Just as policymakers can ignore intelligence, intelligence agencies can remove themselves from the policy process. Organizational self-isolation occurs when intelligence officials become utterly disillusioned from their policy counterparts, or when they worry that interaction with policymakers will lead to politicization.
Healthy intelligence-policy relations are a natural barrier to this kind of tunnel vision. Ignoring intelligence, on the other hand, opens a pathway to policy myopia.
Whatever the cause, neglect has serious consequences for the conduct of foreign policy. Intelligence agencies have access to unique sources of information, along with personnel who are specially trained to make sense of it. As a result, ignoring intelligence removes a potentially important source of information from policy deliberations. It also removes an important check on policymakers’ assumptions. Like anyone else, leaders are susceptible to cognitive biases that reinforce prior expectations. Healthy intelligence-policy relations are a natural barrier to this kind of tunnel vision. Ignoring intelligence, on the other hand, opens a pathway to policy myopia.
The second problem is politicization, or the manipulation of intelligence to reflect policy preferences. Politicization comes in many flavors. Direct politicization refers to crude arm-twisting, as leaders try to coerce intelligence officials to deliver politically convenient estimates. Indirect politicization is more subtle: rather than threatening or cajoling intelligence officials, policymakers send repeated tacit signals about what they expect to hear. And like the problem of neglect, intelligence agencies can also be responsible for politicization if they let their own policy preferences affect their estimates.
Several commentators and former intelligence officials have already warned about politicization in the Trump administration. The danger will increase if Trump publicly commits to a controversial foreign policy. Suppose, for instance, that he provokes a military confrontation with China in the face of substantial domestic opposition. Under these conditions he would have powerful incentives to use intelligence to emphasize the seriousness of the threat, because intelligence agencies are extremely effective public relations vehicles. When leaders point to supporting claims from the intelligence community, they can reasonably claim that they have access to special information and thus deserve the benefit of the doubt. The problem is that leaders may have to pressure intelligence agencies to make sure that the community’s conclusions are consistent with its own public statements.
Politicization is pernicious. It skews the quality of analysis by forcing intelligence estimates to adhere to policy positions, even when the underlying information points in other directions. It also inhibits later reassessments, even if new information becomes available, because intelligence agencies that have gone public are loathe to admit earlier mistakes by changing their conclusions. Finally, it damages the quality of intelligence-policy relations for years or decades after the fact. Episodes of politicization reinforce mutual mistrust and negative stereotypes. And while policymakers and intelligence officials are different in some respects, they both have long memories.

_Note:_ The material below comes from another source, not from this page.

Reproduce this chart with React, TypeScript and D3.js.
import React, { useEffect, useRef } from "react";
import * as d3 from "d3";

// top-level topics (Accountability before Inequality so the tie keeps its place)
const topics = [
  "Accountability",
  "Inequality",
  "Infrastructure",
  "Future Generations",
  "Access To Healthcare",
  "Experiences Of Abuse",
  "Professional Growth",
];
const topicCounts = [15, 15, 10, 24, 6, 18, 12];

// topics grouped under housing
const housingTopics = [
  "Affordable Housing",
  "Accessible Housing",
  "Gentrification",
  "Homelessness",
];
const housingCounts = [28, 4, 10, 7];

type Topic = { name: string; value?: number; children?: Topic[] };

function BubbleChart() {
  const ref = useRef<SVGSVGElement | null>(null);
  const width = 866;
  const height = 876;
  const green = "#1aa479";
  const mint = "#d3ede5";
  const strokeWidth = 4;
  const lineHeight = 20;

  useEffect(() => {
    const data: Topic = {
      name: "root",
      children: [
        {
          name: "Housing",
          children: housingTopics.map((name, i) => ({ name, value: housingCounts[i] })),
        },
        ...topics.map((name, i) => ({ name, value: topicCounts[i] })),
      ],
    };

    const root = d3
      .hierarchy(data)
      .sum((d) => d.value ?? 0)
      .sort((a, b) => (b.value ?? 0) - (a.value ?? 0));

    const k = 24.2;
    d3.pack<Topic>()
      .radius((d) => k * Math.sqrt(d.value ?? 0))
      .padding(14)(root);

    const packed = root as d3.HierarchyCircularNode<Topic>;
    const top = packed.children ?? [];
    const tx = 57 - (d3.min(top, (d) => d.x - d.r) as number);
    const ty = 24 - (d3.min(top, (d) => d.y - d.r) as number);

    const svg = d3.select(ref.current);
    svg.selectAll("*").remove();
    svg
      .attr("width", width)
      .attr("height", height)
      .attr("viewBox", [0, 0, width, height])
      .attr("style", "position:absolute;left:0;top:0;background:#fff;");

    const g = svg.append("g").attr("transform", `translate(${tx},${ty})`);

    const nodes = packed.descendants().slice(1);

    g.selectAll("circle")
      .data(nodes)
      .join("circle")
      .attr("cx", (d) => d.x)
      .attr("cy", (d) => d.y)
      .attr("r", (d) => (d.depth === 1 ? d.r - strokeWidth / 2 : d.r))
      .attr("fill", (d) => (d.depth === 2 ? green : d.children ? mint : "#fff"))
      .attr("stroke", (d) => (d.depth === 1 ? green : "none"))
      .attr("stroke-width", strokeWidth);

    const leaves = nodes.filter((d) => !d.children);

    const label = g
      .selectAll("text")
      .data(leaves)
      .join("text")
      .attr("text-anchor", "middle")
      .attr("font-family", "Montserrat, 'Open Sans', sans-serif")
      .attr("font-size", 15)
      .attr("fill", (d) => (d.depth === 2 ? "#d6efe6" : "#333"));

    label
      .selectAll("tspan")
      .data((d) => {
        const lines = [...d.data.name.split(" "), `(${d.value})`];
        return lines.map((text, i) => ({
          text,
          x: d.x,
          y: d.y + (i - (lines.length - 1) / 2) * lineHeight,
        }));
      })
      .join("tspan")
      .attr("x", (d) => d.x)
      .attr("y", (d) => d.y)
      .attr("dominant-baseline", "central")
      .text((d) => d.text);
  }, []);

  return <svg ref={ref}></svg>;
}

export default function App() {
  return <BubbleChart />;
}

The Trump administration’s apparent lack of interest in intelligence suggests that neglect will be the biggest problem in the early days of the new administration. But politicization will become more likely if intelligence officials try too hard to get back in the good graces of the White House. If they are too eager to repair intelligence-policy relations, they might be too willing to bend to policy pressure on divisive issues. This is an unenviable challenge: how to avoid irrelevance without corrupting their organizational integrity.
Intelligence After Trump
Intelligence leaders should also consider the long-term effects of their immediate decisions. Not only do they face possible pressure from the new administration, they are also under scrutiny from Congress and the public, who increasingly expect to see more detailed intelligence. The nature of their response is important for the future of intelligence and intelligence-policy relations. Thus, as community leaders navigate the current controversy, they should consider three related questions.
First, how can the intelligence community regain a reputation for impartiality among policymakers? Any hope of playing a productive role in the policy process rests on the belief that policymakers will value the community’s input without automatically suspecting its motives. The more that intelligence leaders enter the policy fray, the harder it will be for them to avoid such a suspicion. In general, it will be easier to recover if they err on the side of silence.

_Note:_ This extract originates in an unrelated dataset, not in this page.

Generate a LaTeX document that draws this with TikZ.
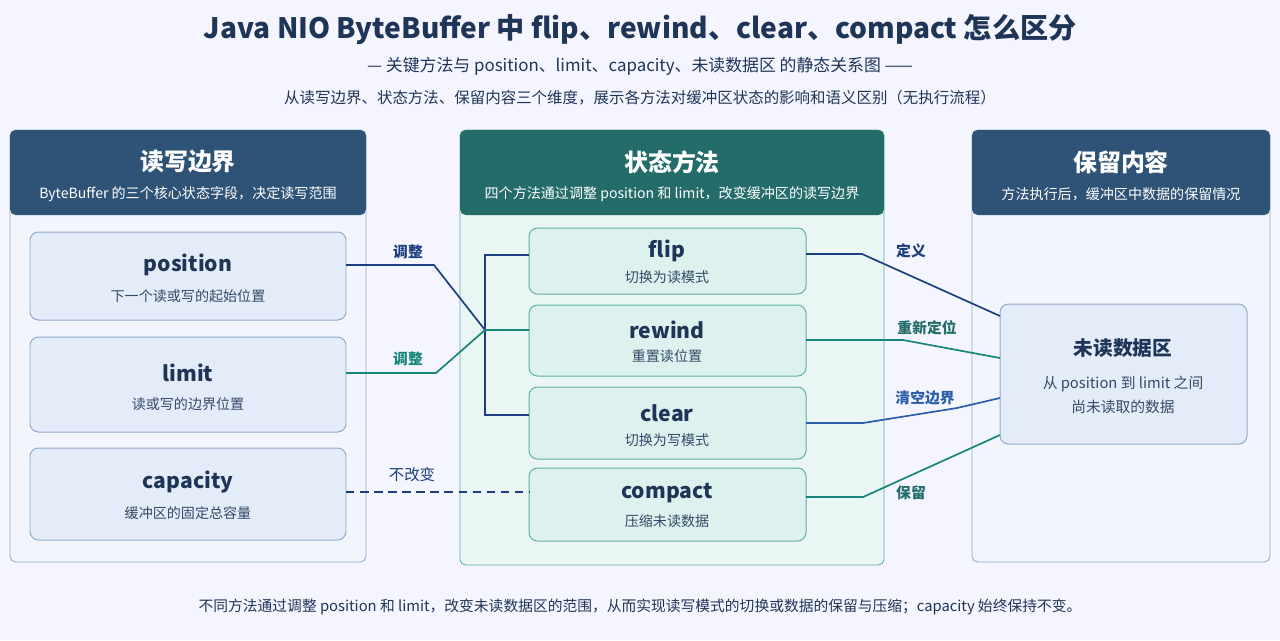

Any hope of playing a productive role in the policy process rests on the belief that policymakers will value the community’s input without automatically suspecting its motives.

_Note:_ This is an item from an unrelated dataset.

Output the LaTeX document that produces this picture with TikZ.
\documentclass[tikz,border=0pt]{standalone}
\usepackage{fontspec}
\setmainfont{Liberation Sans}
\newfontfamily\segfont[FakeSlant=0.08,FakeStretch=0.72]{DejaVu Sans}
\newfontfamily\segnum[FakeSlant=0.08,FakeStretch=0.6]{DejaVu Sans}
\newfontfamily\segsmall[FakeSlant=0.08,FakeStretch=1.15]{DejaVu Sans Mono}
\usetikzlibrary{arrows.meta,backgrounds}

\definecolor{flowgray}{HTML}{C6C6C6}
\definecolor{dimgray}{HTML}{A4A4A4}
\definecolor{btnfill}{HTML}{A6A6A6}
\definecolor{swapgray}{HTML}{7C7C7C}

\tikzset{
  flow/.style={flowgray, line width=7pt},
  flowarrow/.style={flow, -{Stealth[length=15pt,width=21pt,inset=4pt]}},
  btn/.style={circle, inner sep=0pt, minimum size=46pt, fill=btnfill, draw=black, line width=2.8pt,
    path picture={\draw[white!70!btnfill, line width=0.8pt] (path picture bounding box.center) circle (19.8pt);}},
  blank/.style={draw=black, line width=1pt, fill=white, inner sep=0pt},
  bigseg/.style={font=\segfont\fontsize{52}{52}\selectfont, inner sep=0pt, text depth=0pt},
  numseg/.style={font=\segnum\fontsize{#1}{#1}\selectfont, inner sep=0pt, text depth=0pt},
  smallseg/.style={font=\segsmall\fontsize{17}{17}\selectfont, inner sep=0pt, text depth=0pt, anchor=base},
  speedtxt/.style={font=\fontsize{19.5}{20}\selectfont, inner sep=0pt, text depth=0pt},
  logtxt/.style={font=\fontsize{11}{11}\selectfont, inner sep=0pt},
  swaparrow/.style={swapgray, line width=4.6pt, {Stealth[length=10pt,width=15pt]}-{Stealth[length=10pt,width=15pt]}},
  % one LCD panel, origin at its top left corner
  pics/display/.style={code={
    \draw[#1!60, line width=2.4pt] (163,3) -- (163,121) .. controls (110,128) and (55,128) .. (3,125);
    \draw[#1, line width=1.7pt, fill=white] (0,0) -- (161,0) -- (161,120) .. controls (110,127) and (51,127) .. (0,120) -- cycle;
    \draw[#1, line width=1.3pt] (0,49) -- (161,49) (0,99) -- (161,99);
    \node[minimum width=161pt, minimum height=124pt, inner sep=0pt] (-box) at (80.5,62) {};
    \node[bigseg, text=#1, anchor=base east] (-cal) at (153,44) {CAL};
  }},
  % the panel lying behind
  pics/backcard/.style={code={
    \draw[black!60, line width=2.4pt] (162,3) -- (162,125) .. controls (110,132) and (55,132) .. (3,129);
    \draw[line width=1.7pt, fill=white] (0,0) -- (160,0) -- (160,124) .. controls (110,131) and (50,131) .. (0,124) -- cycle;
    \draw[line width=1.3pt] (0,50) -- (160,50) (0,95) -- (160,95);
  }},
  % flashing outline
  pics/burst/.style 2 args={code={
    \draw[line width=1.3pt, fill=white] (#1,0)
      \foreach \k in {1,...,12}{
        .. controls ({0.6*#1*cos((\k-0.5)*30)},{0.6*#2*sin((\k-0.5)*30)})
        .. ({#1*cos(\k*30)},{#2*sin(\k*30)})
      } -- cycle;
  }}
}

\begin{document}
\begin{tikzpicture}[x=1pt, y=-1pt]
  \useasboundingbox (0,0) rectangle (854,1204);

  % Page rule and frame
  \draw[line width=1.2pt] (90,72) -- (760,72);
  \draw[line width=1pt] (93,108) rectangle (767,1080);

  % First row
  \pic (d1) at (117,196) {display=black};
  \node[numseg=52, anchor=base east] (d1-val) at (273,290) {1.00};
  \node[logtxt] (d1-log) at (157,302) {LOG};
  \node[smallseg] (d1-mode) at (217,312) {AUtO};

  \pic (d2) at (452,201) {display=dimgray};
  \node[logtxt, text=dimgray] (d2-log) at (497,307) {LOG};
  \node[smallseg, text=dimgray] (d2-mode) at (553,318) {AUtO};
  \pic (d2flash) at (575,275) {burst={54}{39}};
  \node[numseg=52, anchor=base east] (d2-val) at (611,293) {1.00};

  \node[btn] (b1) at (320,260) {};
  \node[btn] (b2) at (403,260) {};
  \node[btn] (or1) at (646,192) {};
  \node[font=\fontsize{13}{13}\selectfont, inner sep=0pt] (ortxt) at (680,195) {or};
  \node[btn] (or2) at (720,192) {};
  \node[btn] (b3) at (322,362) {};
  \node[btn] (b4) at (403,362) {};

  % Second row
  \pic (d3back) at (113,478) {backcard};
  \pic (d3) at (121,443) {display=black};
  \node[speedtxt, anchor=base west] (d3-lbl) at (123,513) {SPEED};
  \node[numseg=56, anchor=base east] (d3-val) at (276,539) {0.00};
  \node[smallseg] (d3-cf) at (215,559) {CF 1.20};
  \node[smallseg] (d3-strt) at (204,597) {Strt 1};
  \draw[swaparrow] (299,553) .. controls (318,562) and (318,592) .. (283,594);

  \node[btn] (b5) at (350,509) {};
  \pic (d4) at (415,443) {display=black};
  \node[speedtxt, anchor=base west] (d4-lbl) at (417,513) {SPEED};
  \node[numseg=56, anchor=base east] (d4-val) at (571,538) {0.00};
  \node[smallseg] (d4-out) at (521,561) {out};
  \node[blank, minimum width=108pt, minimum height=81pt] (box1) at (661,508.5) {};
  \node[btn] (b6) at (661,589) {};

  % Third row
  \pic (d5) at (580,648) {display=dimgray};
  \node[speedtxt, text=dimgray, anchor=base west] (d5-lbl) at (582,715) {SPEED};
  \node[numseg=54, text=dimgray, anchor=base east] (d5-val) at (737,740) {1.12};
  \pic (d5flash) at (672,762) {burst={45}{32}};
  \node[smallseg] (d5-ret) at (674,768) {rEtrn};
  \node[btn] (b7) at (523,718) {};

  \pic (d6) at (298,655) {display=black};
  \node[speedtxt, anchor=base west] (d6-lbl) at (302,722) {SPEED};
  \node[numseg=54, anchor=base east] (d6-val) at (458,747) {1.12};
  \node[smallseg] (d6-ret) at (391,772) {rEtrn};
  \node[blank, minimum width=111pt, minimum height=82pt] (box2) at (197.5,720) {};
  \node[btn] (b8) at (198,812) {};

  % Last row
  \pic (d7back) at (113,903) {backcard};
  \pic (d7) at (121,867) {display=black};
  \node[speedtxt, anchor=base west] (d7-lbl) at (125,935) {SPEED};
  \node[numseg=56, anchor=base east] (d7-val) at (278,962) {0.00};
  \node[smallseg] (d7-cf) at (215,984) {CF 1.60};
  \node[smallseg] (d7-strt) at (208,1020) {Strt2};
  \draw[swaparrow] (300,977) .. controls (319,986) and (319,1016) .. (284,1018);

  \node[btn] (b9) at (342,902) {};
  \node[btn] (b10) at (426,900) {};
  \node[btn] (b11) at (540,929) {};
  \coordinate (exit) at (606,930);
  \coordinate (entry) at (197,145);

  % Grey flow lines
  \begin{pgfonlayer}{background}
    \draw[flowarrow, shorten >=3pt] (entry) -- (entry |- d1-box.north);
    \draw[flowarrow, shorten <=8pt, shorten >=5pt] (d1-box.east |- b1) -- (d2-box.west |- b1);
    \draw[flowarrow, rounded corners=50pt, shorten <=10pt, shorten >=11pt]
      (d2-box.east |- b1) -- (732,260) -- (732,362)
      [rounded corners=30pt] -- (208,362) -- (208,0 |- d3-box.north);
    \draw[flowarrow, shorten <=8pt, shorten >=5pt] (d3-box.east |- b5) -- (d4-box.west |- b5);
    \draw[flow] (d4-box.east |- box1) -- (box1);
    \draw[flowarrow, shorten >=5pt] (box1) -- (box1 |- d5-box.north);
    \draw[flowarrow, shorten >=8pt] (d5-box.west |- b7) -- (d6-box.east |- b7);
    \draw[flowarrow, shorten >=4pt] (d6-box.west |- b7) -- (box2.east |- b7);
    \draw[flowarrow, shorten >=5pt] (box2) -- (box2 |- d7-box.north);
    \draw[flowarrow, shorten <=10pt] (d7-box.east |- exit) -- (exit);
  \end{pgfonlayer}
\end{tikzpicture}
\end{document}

Second, how can it restore public confidence in the institutions that make up the intelligence community? Eroding faith in intelligence is part of a broader decline of trust in government. This is problematic for society as a whole, but it is particularly damaging for intelligence agencies, which require a kind of special dispensation to do their jobs. Democratic institutions must be transparent so that they can be held accountable. This is not true for intelligence agencies, which enjoy a large measure of secrecy given the nature of their activities. This may not continue if the public comes to believe they are incompetent. Why sacrifice basic democratic norms on behalf of a failing institution?
Finally, how can the intelligence community attract and retain the best personnel? Intelligence professionals are not terribly well-paid compared to what they might receive on Wall Street or in Silicon Valley. They also face repeated public criticism for supposed failures, which are hard to rebut given secrecy restrictions. Moreover, the extraordinary burst of information via social media has led to speculation that traditional intelligence has become less important. “In a world in which the information is available to everyone,” one veteran lamented, “the intelligence community is simply a second opinion.”
Working long hours for low wages in an institution with declining prestige may not be attractive to bright young job seekers. Intelligence managers will have an increasingly hard time recruiting and keeping the best talent. Bolstering the community’s external prestige and internal esprit de corps will help. Doing so will require making a convincing case that the intelligence community not only provides unique professional opportunities, but that it is also something more than just another partisan player.
There are no simple answers for the underlying problems in intelligence-policy relations. There are no obvious remedies for restoring policy trust, public faith, and professional morale. Nonetheless, these issues are unavoidable for intelligence leaders who are forced struggle with a complex set of international security challenges at a time of remarkable change at home. The controversies surrounding the Trump transition will pass. The intelligence community’s reaction, however, may have lasting consequences.